### Written problem
Copy exactly the lines from the beginning of the data down to and including the line holding "ax = fig.add_axes([105", without any pictures.
#### Data shown
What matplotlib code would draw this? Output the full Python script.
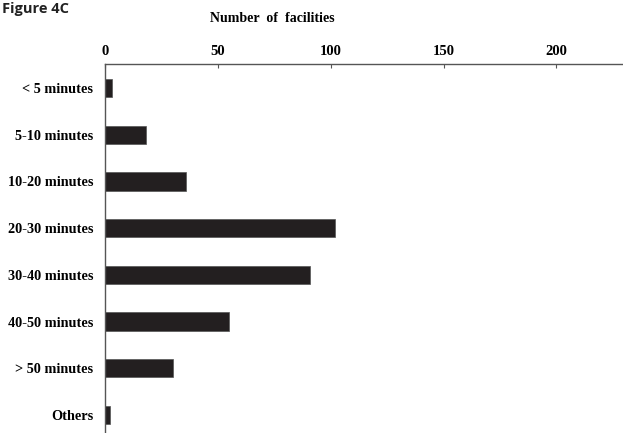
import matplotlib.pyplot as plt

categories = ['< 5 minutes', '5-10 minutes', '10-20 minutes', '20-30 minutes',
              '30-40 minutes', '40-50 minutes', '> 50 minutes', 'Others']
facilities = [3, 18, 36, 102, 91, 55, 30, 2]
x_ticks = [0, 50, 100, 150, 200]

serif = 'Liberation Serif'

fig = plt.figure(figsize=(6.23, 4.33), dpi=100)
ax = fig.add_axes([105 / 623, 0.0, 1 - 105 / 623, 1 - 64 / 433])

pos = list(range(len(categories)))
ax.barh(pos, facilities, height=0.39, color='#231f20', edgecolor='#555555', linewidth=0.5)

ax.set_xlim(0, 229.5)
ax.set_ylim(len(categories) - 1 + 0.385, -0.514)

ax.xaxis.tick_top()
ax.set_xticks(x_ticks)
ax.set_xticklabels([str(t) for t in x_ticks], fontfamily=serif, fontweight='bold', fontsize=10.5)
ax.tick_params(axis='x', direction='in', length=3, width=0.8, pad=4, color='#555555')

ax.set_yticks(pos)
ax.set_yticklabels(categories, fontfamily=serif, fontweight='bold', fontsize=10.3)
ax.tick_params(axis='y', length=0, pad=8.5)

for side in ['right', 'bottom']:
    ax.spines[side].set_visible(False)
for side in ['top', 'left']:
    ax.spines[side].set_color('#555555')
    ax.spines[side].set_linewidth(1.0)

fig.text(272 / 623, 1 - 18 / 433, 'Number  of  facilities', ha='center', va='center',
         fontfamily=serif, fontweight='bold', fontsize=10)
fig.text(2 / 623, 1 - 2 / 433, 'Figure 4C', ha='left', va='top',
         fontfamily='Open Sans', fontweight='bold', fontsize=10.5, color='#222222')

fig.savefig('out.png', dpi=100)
########
### Correct output
What matplotlib code would draw this? Output the full Python script.
import matplotlib.pyplot as plt

categories = ['< 5 minutes', '5-10 minutes', '10-20 minutes', '20-30 minutes',
              '30-40 minutes', '40-50 minutes', '> 50 minutes', 'Others']
facilities = [3, 18, 36, 102, 91, 55, 30, 2]
x_ticks = [0, 50, 100, 150, 200]

serif = 'Liberation Serif'

fig = plt.figure(figsize=(6.23, 4.33), dpi=100)
ax = fig.add_axes([105 / 623, 0.0, 1 - 105 / 623, 1 - 64 / 433])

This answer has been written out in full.